## Set task
Your task is to repeat the lines below exactly, excluding any pictures they contain.

## Information supplied
● ● ●
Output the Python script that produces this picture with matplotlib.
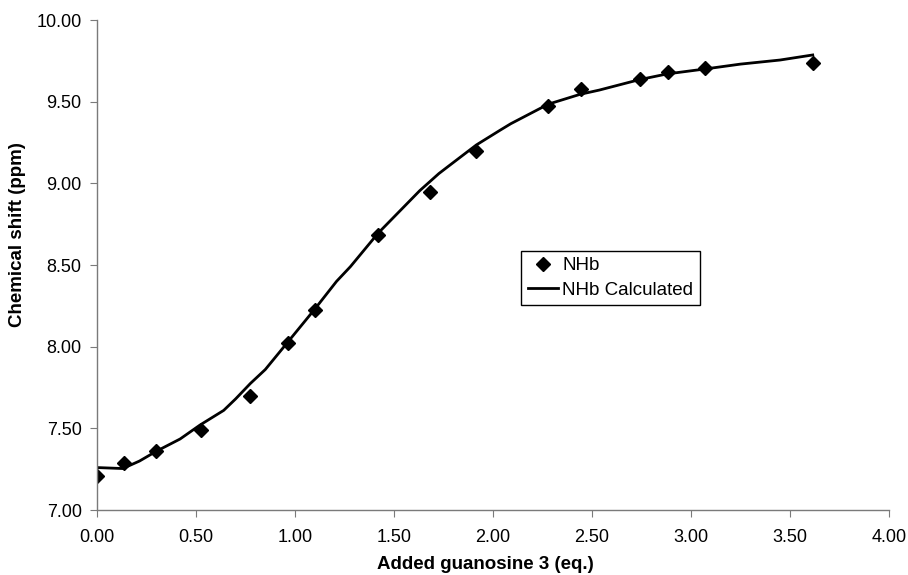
import numpy as np
import matplotlib
matplotlib.use('Agg')
import matplotlib.pyplot as plt

plt.rcParams['font.family'] = ['Liberation Sans', 'DejaVu Sans']

# measured points (NHb)
eq_obs = [0.00, 0.135, 0.30, 0.525, 0.775, 0.965, 1.10, 1.42, 1.68, 1.915,
          2.28, 2.445, 2.745, 2.885, 3.07, 3.615]
shift_obs = [7.21, 7.29, 7.36, 7.49, 7.70, 8.02, 8.225, 8.683, 8.945, 9.198,
             9.473, 9.576, 9.639, 9.68, 9.704, 9.735]

# fitted curve (NHb Calculated)
eq_calc = [0.00, 0.13, 0.215, 0.30, 0.42, 0.52, 0.64, 0.70, 0.775, 0.85,
           0.965, 1.10, 1.21, 1.28, 1.42, 1.63, 1.727, 1.783, 1.916, 2.037,
           2.09, 2.28, 2.44, 2.537, 2.74, 2.88, 3.07, 3.25, 3.45, 3.615]
shift_calc = [7.26, 7.254, 7.30, 7.36, 7.435, 7.52, 7.61, 7.68, 7.775, 7.86,
              8.03, 8.23, 8.40, 8.49, 8.695, 8.955, 9.06, 9.112, 9.235, 9.326,
              9.365, 9.485, 9.545, 9.571, 9.635, 9.67, 9.70, 9.73, 9.755, 9.786]

fig = plt.figure(figsize=(9.08, 5.75), dpi=100)
ax = fig.add_axes([0.1068, 0.113, 0.8722, 0.8522])

ax.plot(eq_obs, shift_obs, 'D', color='black', markersize=7.5, label='NHb')
ax.plot(eq_calc, shift_calc, '-', color='black', linewidth=2, label='NHb Calculated')

ax.set_xlim(0, 4)
ax.set_ylim(7, 10)
ax.set_xticks(np.arange(0, 4.01, 0.5))
ax.set_yticks(np.arange(7, 10.01, 0.5))
ax.xaxis.set_major_formatter(matplotlib.ticker.FormatStrFormatter('%.2f'))
ax.yaxis.set_major_formatter(matplotlib.ticker.FormatStrFormatter('%.2f'))

for s in ['top', 'right']:
    ax.spines[s].set_visible(False)
for s in ['left', 'bottom']:
    ax.spines[s].set_color('#7a7a7a')
    ax.spines[s].set_linewidth(1)
ax.tick_params(direction='out', length=5, color='#7a7a7a', labelsize=13)
ax.tick_params(axis='x', pad=9)
ax.tick_params(axis='y', pad=6)

ax.set_xlabel('Added guanosine 3 (eq.)', fontsize=13.5, fontweight='bold')
ax.set_ylabel('Chemical shift (ppm)', fontsize=13.5, fontweight='bold')
ax.xaxis.set_label_coords(0.49, -0.093)
ax.yaxis.set_label_coords(-0.089, 0.563)

leg = ax.legend(loc='upper left', bbox_to_anchor=(0.536, 0.5286), fontsize=13.5,
                fancybox=False, framealpha=1, edgecolor='black',
                borderaxespad=0, handlelength=1.6, handletextpad=0.25,
                borderpad=0.33, labelspacing=0.4)
leg.get_frame().set_linewidth(1)

fig.savefig('out.png', dpi=100)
● ● ●
## Exercise response
Output the Python script that produces this picture with matplotlib.
import numpy as np
import matplotlib
matplotlib.use('Agg')
import matplotlib.pyplot as plt

plt.rcParams['font.family'] = ['Liberation Sans', 'DejaVu Sans']

# measured points (NHb)
eq_obs = [0.00, 0.135, 0.30, 0.525, 0.775, 0.965, 1.10, 1.42, 1.68, 1.915,
          2.28, 2.445, 2.745, 2.885, 3.07, 3.615]
shift_obs = [7.21, 7.29, 7.36, 7.49, 7.70, 8.02, 8.225, 8.683, 8.945, 9.198,
             9.473, 9.576, 9.639, 9.68, 9.704, 9.735]

# fitted curve (NHb Calculated)
eq_calc = [0.00, 0.13, 0.215, 0.30, 0.42, 0.52, 0.64, 0.70, 0.775, 0.85,
           0.965, 1.10, 1.21, 1.28, 1.42, 1.63, 1.727, 1.783, 1.916, 2.037,
           2.09, 2.28, 2.44, 2.537, 2.74, 2.88, 3.07, 3.25, 3.45, 3.615]
shift_calc = [7.26, 7.254, 7.30, 7.36, 7.435, 7.52, 7.61, 7.68, 7.775, 7.86,
              8.03, 8.23, 8.40, 8.49, 8.695, 8.955, 9.06, 9.112, 9.235, 9.326,
              9.365, 9.485, 9.545, 9.571, 9.635, 9.67, 9.70, 9.73, 9.755, 9.786]

fig = plt.figure(figsize=(9.08, 5.75), dpi=100)
ax = fig.add_axes([0.1068, 0.113, 0.8722, 0.8522])

ax.plot(eq_obs, shift_obs, 'D', color='black', markersize=7.5, label='NHb')
ax.plot(eq_calc, shift_calc, '-', color='black', linewidth=2, label='NHb Calculated')

ax.set_xlim(0, 4)
ax.set_ylim(7, 10)
ax.set_xticks(np.arange(0, 4.01, 0.5))
ax.set_yticks(np.arange(7, 10.01, 0.5))
ax.xaxis.set_major_formatter(matplotlib.ticker.FormatStrFormatter('%.2f'))
ax.yaxis.set_major_formatter(matplotlib.ticker.FormatStrFormatter('%.2f'))

for s in ['top', 'right']:
    ax.spines[s].set_visible(False)
for s in ['left', 'bottom']:
    ax.spines[s].set_color('#7a7a7a')
    ax.spines[s].set_linewidth(1)
ax.tick_params(direction='out', length=5, color='#7a7a7a', labelsize=13)
ax.tick_params(axis='x', pad=9)
ax.tick_params(axis='y', pad=6)

ax.set_xlabel('Added guanosine 3 (eq.)', fontsize=13.5, fontweight='bold')
ax.set_ylabel('Chemical shift (ppm)', fontsize=13.5, fontweight='bold')
ax.xaxis.set_label_coords(0.49, -0.093)
ax.yaxis.set_label_coords(-0.089, 0.563)

leg = ax.legend(loc='upper left', bbox_to_anchor=(0.536, 0.5286), fontsize=13.5,
                fancybox=False, framealpha=1, edgecolor='black',
                borderaxespad=0, handlelength=1.6, handletextpad=0.25,
                borderpad=0.33, labelspacing=0.4)
leg.get_frame().set_linewidth(1)

fig.savefig('out.png', dpi=100)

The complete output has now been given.